Can You Get Carbon Monoxide Poisoning from Sitting in a Snowed-In Car?

Be sure to clear the exhaust pipe before running your car after a snowstorm.

  • Published 14 February 2019

Claim

Sitting inside a running, snowed-in car can result in carbon monoxide poisoning.

Origin

Many motorists are aware of dangers of carbon monoxide poisoning resulting of running a car engine inside an enclosed space such as a garage with a lowered door. But with extremely cold weather afoot in many parts of the U.S., a Reddit user on 12 February 2019 sought to warn about another danger: sitting inside a snowed-in car parked outdoors with the engine running. “Just a reminder that if you haven’t moved your car since Saturday and you’re parked outside, make sure your exhaust is clear before warming up your car,” was the advice.

A vehicle’s exhaust system serves the dual purposes of carrying away carbon monoxide and other harmful gases resulting from combustion and of muffling noise produced by the engine, according to safety literature published by the American Automobile Association (AAA). The former purpose can be rendered less effective if something is obstructing a vehicle’s tailpipe.

“Carbon monoxide is odorless, very hard to detect, and it can quickly cause death. If your car is stuck in the snow and you have the engine running, open a window slightly and clear snow away from the exhaust pipe,” motorists are advised when weather conditions bring immobilizing amounts of snowfall.

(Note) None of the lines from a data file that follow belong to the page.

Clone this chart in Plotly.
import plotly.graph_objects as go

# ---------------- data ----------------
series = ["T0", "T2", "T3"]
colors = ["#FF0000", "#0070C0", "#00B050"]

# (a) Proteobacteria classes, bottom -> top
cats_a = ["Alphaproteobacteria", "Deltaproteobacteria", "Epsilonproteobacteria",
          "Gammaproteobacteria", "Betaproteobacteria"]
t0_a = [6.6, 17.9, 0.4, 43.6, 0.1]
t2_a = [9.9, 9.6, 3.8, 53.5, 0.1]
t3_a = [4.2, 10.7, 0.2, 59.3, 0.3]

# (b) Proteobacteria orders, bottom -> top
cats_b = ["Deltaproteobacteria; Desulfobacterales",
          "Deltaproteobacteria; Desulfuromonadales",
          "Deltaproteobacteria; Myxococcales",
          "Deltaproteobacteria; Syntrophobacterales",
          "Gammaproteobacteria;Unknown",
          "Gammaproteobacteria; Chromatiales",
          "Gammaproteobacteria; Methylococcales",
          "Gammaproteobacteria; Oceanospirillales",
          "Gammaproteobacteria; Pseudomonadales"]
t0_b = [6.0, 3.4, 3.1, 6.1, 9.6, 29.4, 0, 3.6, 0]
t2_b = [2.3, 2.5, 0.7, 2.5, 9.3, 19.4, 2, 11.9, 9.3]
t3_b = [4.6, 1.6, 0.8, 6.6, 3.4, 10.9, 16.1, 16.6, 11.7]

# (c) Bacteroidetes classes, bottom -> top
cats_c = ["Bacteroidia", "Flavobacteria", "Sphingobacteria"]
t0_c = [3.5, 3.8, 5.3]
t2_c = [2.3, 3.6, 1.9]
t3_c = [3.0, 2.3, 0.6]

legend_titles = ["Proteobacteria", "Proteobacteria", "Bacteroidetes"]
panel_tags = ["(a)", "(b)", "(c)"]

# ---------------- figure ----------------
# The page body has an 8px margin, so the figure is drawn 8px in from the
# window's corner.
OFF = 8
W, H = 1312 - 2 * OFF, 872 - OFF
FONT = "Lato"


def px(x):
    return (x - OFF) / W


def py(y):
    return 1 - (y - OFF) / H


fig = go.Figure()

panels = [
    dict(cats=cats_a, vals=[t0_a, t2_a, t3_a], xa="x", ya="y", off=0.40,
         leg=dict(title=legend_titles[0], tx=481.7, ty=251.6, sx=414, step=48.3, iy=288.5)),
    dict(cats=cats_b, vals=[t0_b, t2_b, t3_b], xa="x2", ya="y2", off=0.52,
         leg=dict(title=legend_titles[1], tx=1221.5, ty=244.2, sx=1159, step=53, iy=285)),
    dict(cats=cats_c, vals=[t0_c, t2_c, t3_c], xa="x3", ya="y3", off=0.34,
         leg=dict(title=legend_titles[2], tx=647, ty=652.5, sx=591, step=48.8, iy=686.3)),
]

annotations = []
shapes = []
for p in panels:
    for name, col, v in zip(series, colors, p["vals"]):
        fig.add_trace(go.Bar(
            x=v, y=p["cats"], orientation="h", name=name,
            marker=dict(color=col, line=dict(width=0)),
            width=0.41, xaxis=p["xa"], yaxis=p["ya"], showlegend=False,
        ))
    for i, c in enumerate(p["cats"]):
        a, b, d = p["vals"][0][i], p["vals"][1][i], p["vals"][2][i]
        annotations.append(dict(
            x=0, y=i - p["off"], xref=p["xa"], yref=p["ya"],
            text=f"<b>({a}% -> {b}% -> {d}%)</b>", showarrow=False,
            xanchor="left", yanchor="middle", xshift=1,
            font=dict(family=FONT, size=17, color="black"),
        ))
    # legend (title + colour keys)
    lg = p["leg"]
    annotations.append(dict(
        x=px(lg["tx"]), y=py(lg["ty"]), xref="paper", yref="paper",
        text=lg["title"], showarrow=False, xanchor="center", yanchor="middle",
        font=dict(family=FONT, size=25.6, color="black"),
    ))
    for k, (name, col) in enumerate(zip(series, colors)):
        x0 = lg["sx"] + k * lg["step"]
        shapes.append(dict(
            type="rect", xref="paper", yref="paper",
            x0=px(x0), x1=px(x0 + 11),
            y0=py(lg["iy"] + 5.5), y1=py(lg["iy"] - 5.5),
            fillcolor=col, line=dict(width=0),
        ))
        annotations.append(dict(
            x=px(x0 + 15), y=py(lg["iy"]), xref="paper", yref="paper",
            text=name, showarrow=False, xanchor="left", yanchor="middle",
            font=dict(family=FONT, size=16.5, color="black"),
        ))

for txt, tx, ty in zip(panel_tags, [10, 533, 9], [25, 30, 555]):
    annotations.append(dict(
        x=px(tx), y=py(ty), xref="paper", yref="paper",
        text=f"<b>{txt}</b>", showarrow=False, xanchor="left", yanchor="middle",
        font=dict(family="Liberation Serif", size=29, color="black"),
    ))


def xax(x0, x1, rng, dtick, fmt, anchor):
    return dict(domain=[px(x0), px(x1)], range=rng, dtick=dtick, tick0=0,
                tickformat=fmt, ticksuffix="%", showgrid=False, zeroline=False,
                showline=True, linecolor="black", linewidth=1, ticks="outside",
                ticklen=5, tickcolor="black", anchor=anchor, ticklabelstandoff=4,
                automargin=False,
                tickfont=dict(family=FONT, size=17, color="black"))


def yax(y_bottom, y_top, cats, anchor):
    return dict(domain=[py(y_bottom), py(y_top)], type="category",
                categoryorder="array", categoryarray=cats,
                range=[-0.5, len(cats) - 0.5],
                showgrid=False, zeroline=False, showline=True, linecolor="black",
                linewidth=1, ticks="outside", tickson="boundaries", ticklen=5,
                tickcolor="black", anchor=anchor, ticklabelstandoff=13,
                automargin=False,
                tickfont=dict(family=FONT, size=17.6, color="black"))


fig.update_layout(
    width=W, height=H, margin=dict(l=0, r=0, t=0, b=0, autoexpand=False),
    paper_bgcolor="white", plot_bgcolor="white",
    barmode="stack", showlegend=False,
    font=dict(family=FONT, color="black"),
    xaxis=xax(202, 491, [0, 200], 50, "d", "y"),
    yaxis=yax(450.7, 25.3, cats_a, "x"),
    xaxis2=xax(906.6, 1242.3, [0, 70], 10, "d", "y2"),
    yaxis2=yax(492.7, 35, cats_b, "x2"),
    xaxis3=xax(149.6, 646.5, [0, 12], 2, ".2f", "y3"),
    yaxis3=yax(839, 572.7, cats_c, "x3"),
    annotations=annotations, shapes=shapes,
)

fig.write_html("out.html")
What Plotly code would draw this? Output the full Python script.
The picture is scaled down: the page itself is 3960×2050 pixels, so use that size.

If you must run your vehicle, the National Highway Traffic Safety Administration cautions, “clear the exhaust pipe of any snow and run it only sporadically — just long enough to stay warm.”

Carbon monoxide can fill up a small enclosed space (such as the passenger compartment of a car) quickly and render persons unconscious before they realize the danger. This hazard was demonstrated tragically in 2016 when 23-year-old New Jersey mother Sashalynn Rosa and her two small children died sitting in a running car trying to keep warm as the children’s father worked to clear snow from around the vehicle, as television station WABC reported at the time:

“It’s hard to lose them like that,” says boy’s grandfather, Felix Bonilla.

His son, Felix Bonilla, Jr. had been digging out the family’s car while his girlfriend and their two children sat inside to stay warm. With the car’s engine on, and its tail pipe clogged by snow, the odorless, invisible gas seeped into the car in minutes, killing the mother and her baby boy. The little girl also unconscious, was kept alive by paramedics and a bystander who was not afraid to get involved. …

Police say the tragedy is a reminder to people to make sure their tailpipes are free and clear because it doesn’t take long for cars to fill up with carbon monoxide.

Rosa’s daughter also passed away at a regional hospital soon afterwards.

In the wake of these deaths, WABC visited the Maplewood Fire Department in New Jersey to conduct an informal experiment showing just how quickly the passenger compartment of a car buried in snow could fill up with carbon monoxide gas. It took only 1 minute and 24 seconds for levels to spike to dangerous levels inside the running vehicle.